I want to be a participant. More than that, I want to be a consumer. This isn't a popular statement to make, in lieu of environmental concerns, but I don't mean that I want to be wasteful, or consume beyond my needs.

I don't want a lot of shoes, but I want to be able to replace my shoes when there are holes in the soles. (While I had the foot cast on, I spent the entire six weeks wearing a shoe with a big hole in it because that was the only one which matched the sole height of the foot-cast boot.) I don't want to buy a lot of overpackaged, overprocessed food, but I do want to have money to socialize with friends in restaurants.

I want to take a yoga class. I want to find time to volunteer for something interesting and worthwhile (which I kind of did already -- just signed up for the American Democracy Project). If I make it to DC, I'm definitely finding some way of volunteering for Team Obama.

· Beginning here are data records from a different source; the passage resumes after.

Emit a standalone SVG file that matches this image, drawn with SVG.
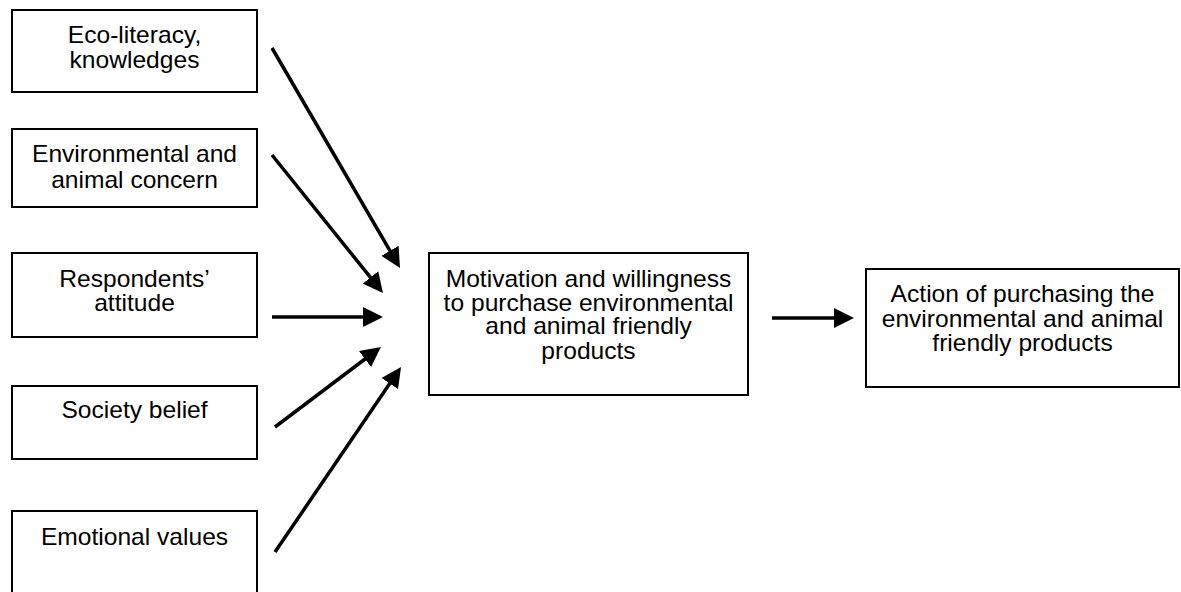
<svg xmlns="http://www.w3.org/2000/svg" width="1181" height="592" viewBox="0 0 1181 592">
<style>
.box{fill:#fff;stroke:#000;stroke-width:2}
.t{font-family:"Liberation Sans",Arial,Helvetica,sans-serif;font-size:23px;fill:#000;text-anchor:middle}
.c{stroke:#000;stroke-width:3.5;fill:none}
</style>
<defs>
<marker id="ah" markerUnits="userSpaceOnUse" viewBox="0 0 20 20" markerWidth="20" markerHeight="20" refX="10" refY="10" orient="auto">
<path d="M0,0 L20,10 L0,20 Z" fill="#000"/>
</marker>
</defs>
<rect width="1181" height="592" fill="#fff"/>
<g id="n1"><rect class="box" x="12" y="10" width="245" height="82"/>
<g transform="translate(134.5 0) scale(1.07 1)"><text class="t" y="43">Eco-literacy,</text><text class="t" y="68">knowledges</text></g></g>
<g id="n2"><rect class="box" x="12" y="129" width="245" height="78"/>
<g transform="translate(134.5 0) scale(1.07 1)"><text class="t" y="162">Environmental and</text><text class="t" y="188">animal concern</text></g></g>
<g id="n3"><rect class="box" x="12" y="253" width="245" height="84"/>
<g transform="translate(134.5 0) scale(1.07 1)"><text class="t" y="287">Respondents’</text><text class="t" y="311">attitude</text></g></g>
<g id="n4"><rect class="box" x="12" y="386" width="245" height="73"/>
<g transform="translate(134.5 0) scale(1.07 1)"><text class="t" y="418">Society belief</text></g></g>
<g id="n5"><rect class="box" x="12" y="511" width="245" height="100"/>
<g transform="translate(134.5 0) scale(1.07 1)"><text class="t" y="545">Emotional values</text></g></g>
<g id="n6"><rect class="box" x="429" y="253" width="319" height="142"/>
<g transform="translate(588.5 0) scale(1.07 1)"><text class="t" y="287">Motivation and willingness</text><text class="t" y="311">to purchase environmental</text><text class="t" y="334.5">and animal friendly</text><text class="t" y="359">products</text></g></g>
<g id="n7"><rect class="box" x="866" y="269" width="313" height="118"/>
<g transform="translate(1022.5 0) scale(1.07 1)"><text class="t" y="302">Action of purchasing the</text><text class="t" y="327">environmental and animal</text><text class="t" y="351">friendly products</text></g></g>
<g id="connectors">
<line class="c" x1="272" y1="48" x2="395" y2="259.4" marker-end="url(#ah)"/>
<line class="c" x1="272" y1="155" x2="376.7" y2="285.2" marker-end="url(#ah)"/>
<line class="c" x1="272" y1="317" x2="373" y2="317" marker-end="url(#ah)"/>
<line class="c" x1="275" y1="427" x2="373" y2="353" marker-end="url(#ah)"/>
<line class="c" x1="275" y1="552" x2="395.4" y2="375.3" marker-end="url(#ah)"/>
<line class="c" x1="772" y1="318" x2="844" y2="318" marker-end="url(#ah)"/>
</g>
</svg>
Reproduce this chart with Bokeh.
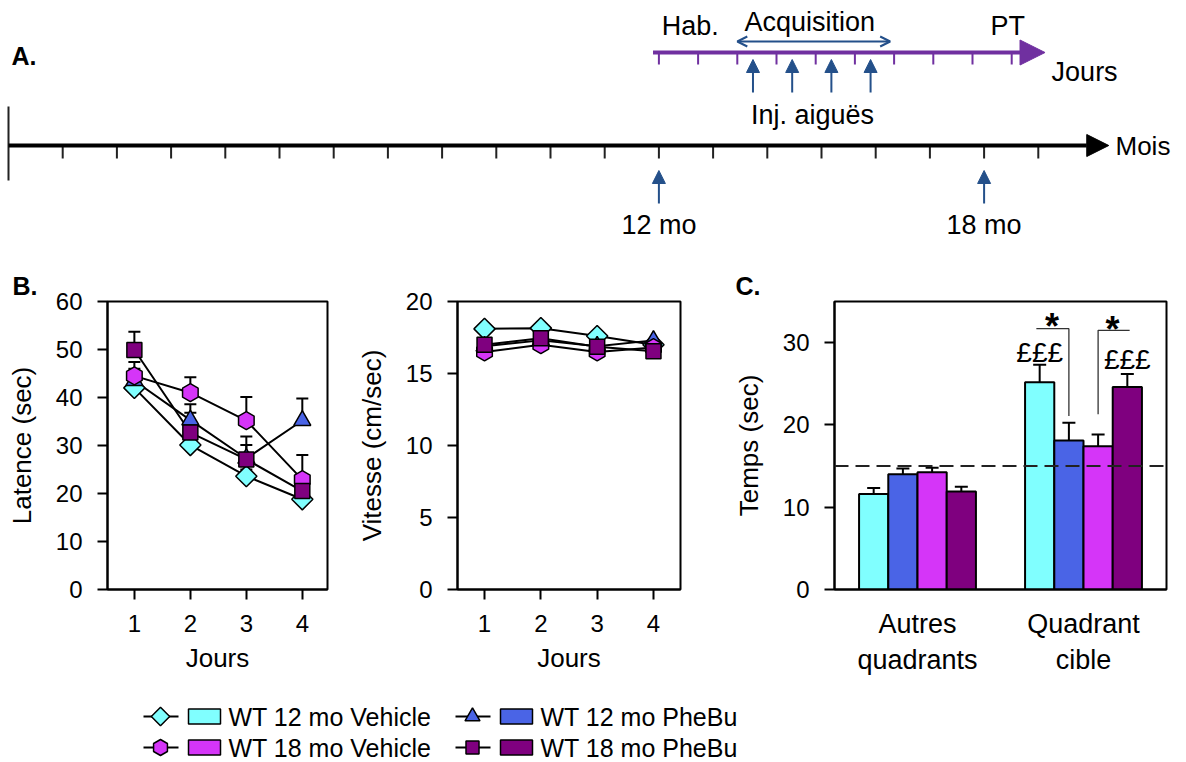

I also want to get a little closer to current technology. I have a secret fantasy of being able to become an early adopter, but I know it will take a few income-level jumps before I get to that stage. Right now I don't even have a phone that takes photographs. ^__^

Long story short, I want to be a participant in the world, not an observer. And theatre, as enjoyable as it is, makes me feel disconnected.

Which is strange, because historically theatre people are supposed to be the types who are engaged with the world and use their talents to spur social change. Did that stop happening, outside of theatre textbooks? Or... has it all been transferred to YouTube?

Saturday, March 22, 2008

Blue's Body Betrays Her

Whatever I've got... don't get it.

Officially, it's bronchitis. But... damn. This thing is wiping me out.

When I'm not in class or at rehearsal, I'm sleeping. I can't take two steps w/o coughing.

And -- tragedy of all tragedies -- I can't do yoga.

This from a person who was still doing yoga with a friggin' cast on her foot, modifying positions as necessary, including a full quota of "girl push-ups" ('cause I couldn't do the regular kind with the cast), which aren't yoga but are evidently the best indicator of physical fitness out there.

It's been eleven days since I first fell ill (and fell quickly, too -- was watching a movie with my sister and felt fine at the beginning, but ended up feverish, shaking, and coughing by the end). Two days ago I thought I was well enough to try yoga again, if for no other reason than mild physical activity seemed like it might help speed up the recovery. (I also get cranky when I don't exercise.)

So I raised my arms above my head to start a sun salutation... and set off a fit of coughing.

I bent over to touch my toes and set off another fit of coughing.

Etc.

Evidently movement = coughing (even stretching = coughing), which makes exercise a problem.

Which means that I am very, very cranky right now.

My body has also betrayed me recently in terms of its rapid hair growth; very nice when it's on my head, less so everywhere else. Sally Hansen promised me I would be hair-free for five to eight weeks; I was hair-free for less than two. The waxing job lasted for exactly thirteen days; stubble started turning up about the same time I caught the bronch. Now I'm all fuzzy again.

'Cause bending over to shave... starts a coughing fit.